PreS-Gr 3–Following up her charming book,
Tiny Wonders, Han’s latest uses a spare palette for her delicate hand-drawn illustrations of more tiny wonders—the noises, hisses, clicks, and animal chatter that fill a night—and she accomplishes this with humor. In the first black-and-white scene, a cookie goes “Crunch!” and a teapot pours with a “Clitter Clatter” of its lid, but the human sound is “Blah blah.” Readers are squarely in young Lewis’s world, where color is used to make orange windblown curtains “Whoosh” and the birds outside “chirp.” A yellow car’s horn goes “honk!” in gold lettering, and a bicycle bell emits a “ding-ding!” because his story begins in the city. But the bus Lewis rides toward home gets a flat tire on a country road and he, initially bored, begins to explore. “The more he listens the more he hears.

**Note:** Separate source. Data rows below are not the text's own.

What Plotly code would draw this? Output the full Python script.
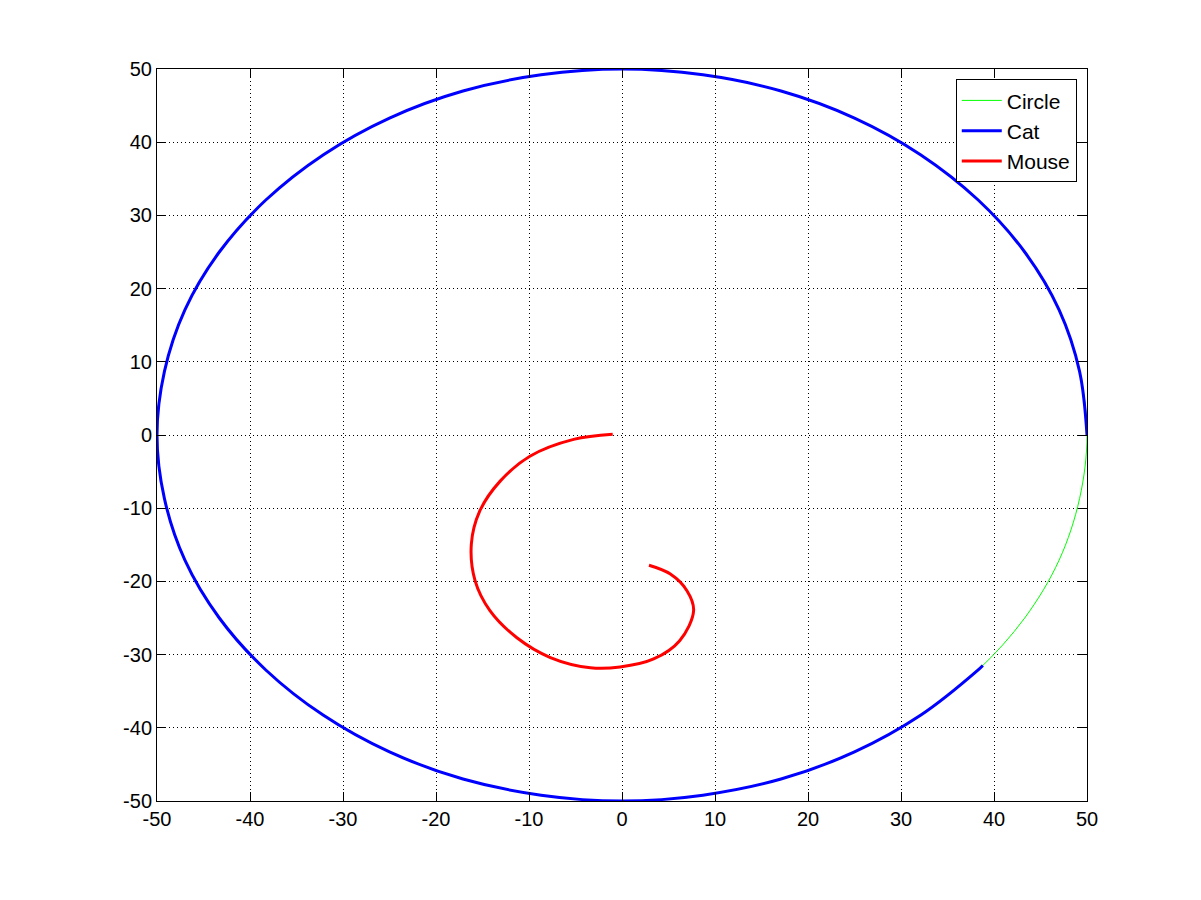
import plotly.graph_objects as go

# Circle of radius 50 (points read every 10 degrees)
circle_x = [50, 49.2, 47.0, 43.3, 38.3, 32.1, 25.0, 17.1, 8.7, 0,
            -8.7, -17.1, -25.0, -32.1, -38.3, -43.3, -47.0, -49.2, -50,
            -49.2, -47.0, -43.3, -38.3, -32.1, -25.0, -17.1, -8.7, 0,
            8.7, 17.1, 25.0, 32.1, 38.3, 43.3, 47.0, 49.2, 50]
circle_y = [0, 8.7, 17.1, 25.0, 32.1, 38.3, 43.3, 47.0, 49.2, 50,
            49.2, 47.0, 43.3, 38.3, 32.1, 25.0, 17.1, 8.7, 0,
            -8.7, -17.1, -25.0, -32.1, -38.3, -43.3, -47.0, -49.2, -50,
            -49.2, -47.0, -43.3, -38.3, -32.1, -25.0, -17.1, -8.7, 0]

# Cat path along the circle (ends near (38.8, -31.5))
cat_x = circle_x[:33] + [38.8]
cat_y = circle_y[:33] + [-31.5]

# Mouse spiral
mouse_x = [-1.0, -5.2, -9.9, -13.1, -15.3, -16.2, -15.8, -14.2, -11.3, -7.7,
           -3.4, -0.2, 3.4, 6.2, 7.7, 7.0, 5.2, 2.9]
mouse_y = [0.1, -0.6, -2.9, -6.3, -10.4, -14.9, -19.9, -24.0, -27.7, -30.4,
           -31.8, -31.7, -30.6, -28.1, -24.0, -21.3, -19.0, -17.8]

ticks = [-50, -40, -30, -20, -10, 0, 10, 20, 30, 40, 50]

fig = go.Figure()
fig.add_trace(go.Scatter(x=circle_x, y=circle_y, mode="lines", name="Circle",
                         line=dict(color="#00ff00", width=1, shape="spline", smoothing=1.0)))
fig.add_trace(go.Scatter(x=cat_x, y=cat_y, mode="lines", name="Cat",
                         line=dict(color="#0000ff", width=3, shape="spline", smoothing=1.0)))
fig.add_trace(go.Scatter(x=mouse_x, y=mouse_y, mode="lines", name="Mouse",
                         line=dict(color="#ff0000", width=3, shape="spline", smoothing=1.0)))

axis_common = dict(
    range=[-50, 50], tickvals=ticks, ticktext=[str(t) for t in ticks],
    showline=True, linecolor="black", linewidth=1, mirror="ticks",
    ticks="inside", ticklen=9, tickcolor="black",
    showgrid=True, gridcolor="black", gridwidth=1, griddash="1px,3px",
    zeroline=False,
    tickfont=dict(family="Liberation Sans, Arial", size=20, color="black"),
)

fig.update_layout(
    width=1201, height=900,
    margin=dict(l=149, r=122, t=61, b=107),
    paper_bgcolor="white", plot_bgcolor="white",
    xaxis=axis_common,
    yaxis=axis_common,
    showlegend=True,
    legend=dict(x=0.989, y=0.986, xanchor="right", yanchor="top",
                bgcolor="white", bordercolor="black", borderwidth=1,
                font=dict(family="Liberation Sans, Arial", size=21, color="black"),
                tracegroupgap=0, itemwidth=40),
)

fig.write_html("out.html")
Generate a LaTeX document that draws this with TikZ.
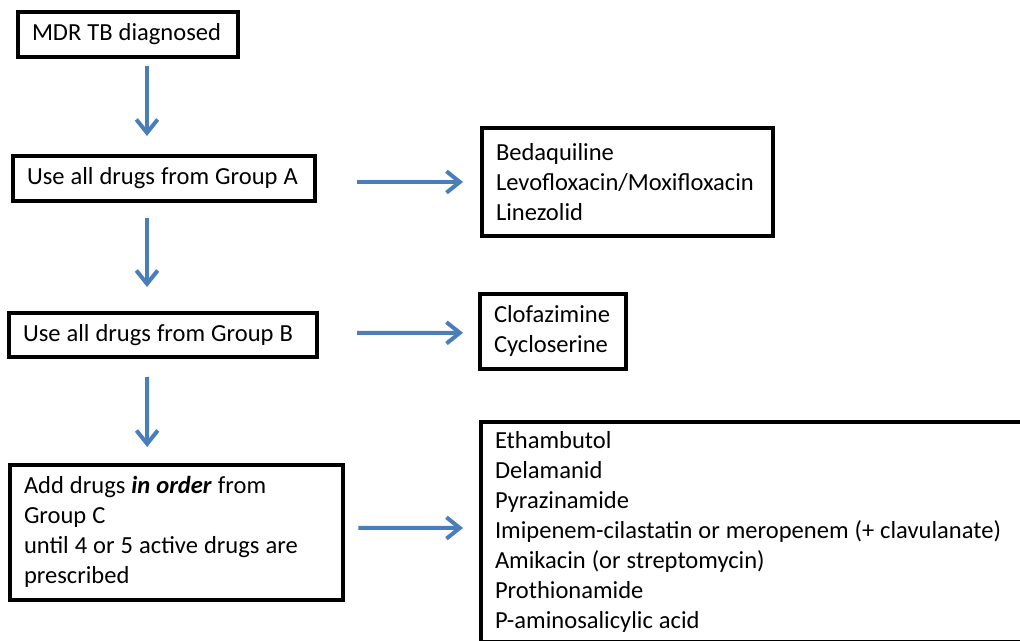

And the more he wants to see.” Han creates an arresting nightscape of owls hooting, critters scurrying, bugs buzzing, and a particularly idyllic scene when Lewis gives himself over to chasing fireflies. The beep of a working bus alerts him to the end of this foray, which lives in his head beyond the moment. Like Jashar Awan, this creator understands the child’s-eye perspective of events, or perhaps the child’s-ear? This will be a story-hour favorite, with every child joining in on the sounds of the night as well as the names of the sources for those sounds.
VERDICT An unusual sensory exploration that plants readers alongside Lewis, offering them a blueprint of sorts for listening closely for their own personal soundscapes.